Об отношении между чудом и законом природы Карсавин сказал:

- Закон — это еще не чудо, а чудо — это уже не закон.

Людей, слишком много знавших о Боге, Карсавин называл богоспецами.

Карсавин иногда высказывался шутливо об апостоле Петре. Например, в Евангелии от Матфея Христос сказал Петру: "Ты есть камень, и на сем камне Я создам Церковь Мою". Но почему именно камень? Это можно понять из происшествия, о котором в том же Евангелии рассказывается на предыдущей странице. Плывшие в лодке ночью по морю ученики увидели Христа, Который шел к ним прямо по воде. Из всех бывших в лодке один Петр тоже захотел ходить по водам. Христос сказал ему: "Иди". Петр вылез из лодки и тут же стал тонуть. Вскоре после этого Христос и сказал Петру: "ты камень". Но тут же пожалел его и добавил: "на сем камне воздвигну"...

— В христианском учении, — говорил Карсавин, — нам дана абсолютная истина. Она дана нам в выражении, которое .не может быть ни дополнено, ни улучшено, ни изменено. Мы обладаем знанием последним и законченным, но несовершенны в самом обладании.
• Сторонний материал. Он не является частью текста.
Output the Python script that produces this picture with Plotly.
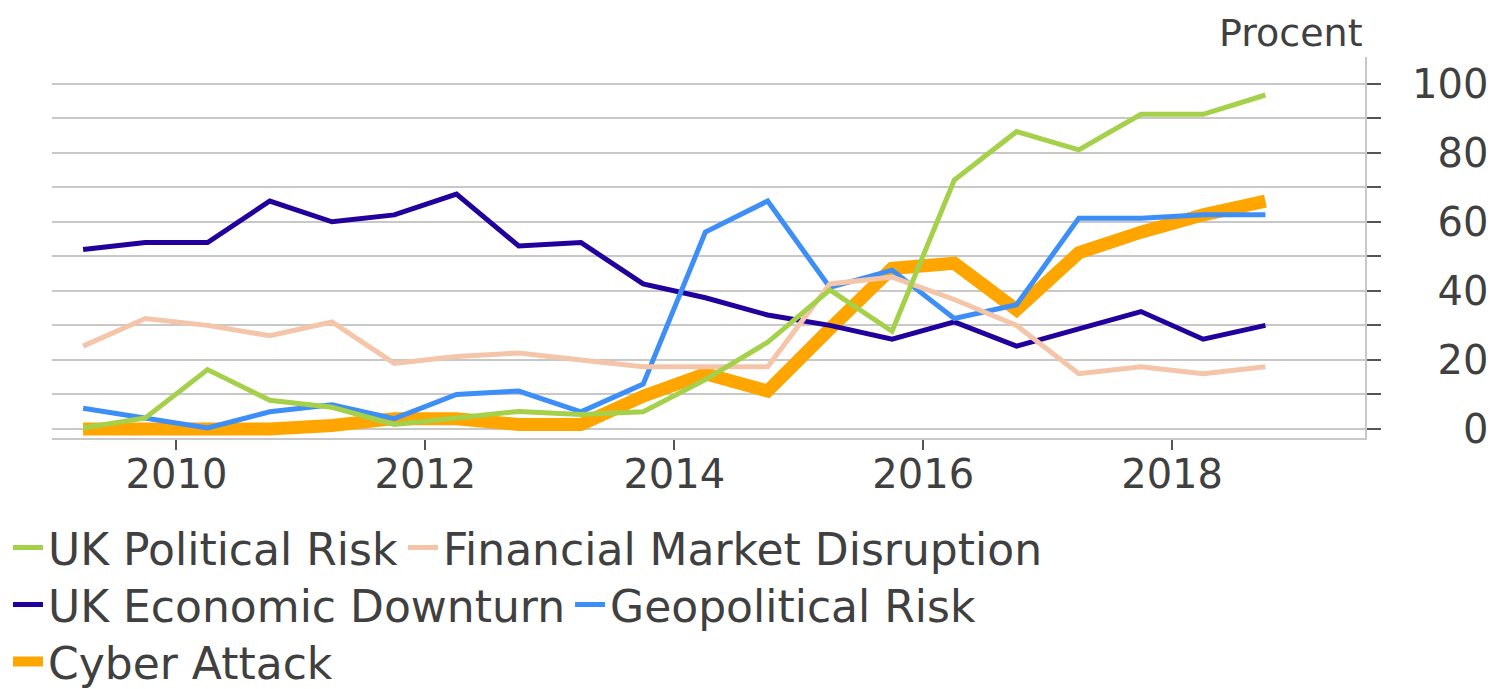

В другой раз Карсавин сказал:

— В нашем несовершенстве истина дана нам как бы зерцалом в гадании. Когда умрем, тогда все узнаем.

 

- 64 -

- Познание не должно быть противопоставлено вере, - говорил Карсавин, - как истина не противопоставляется Богу. Считают например, не нужным для веры умствованием рассуждения о совпадении понятия и бытия. Однако вся христианская вера разве не в том, что Слово стало плотью? А Слово стало плотью, и совпадение понятия и бытия - одно и то же.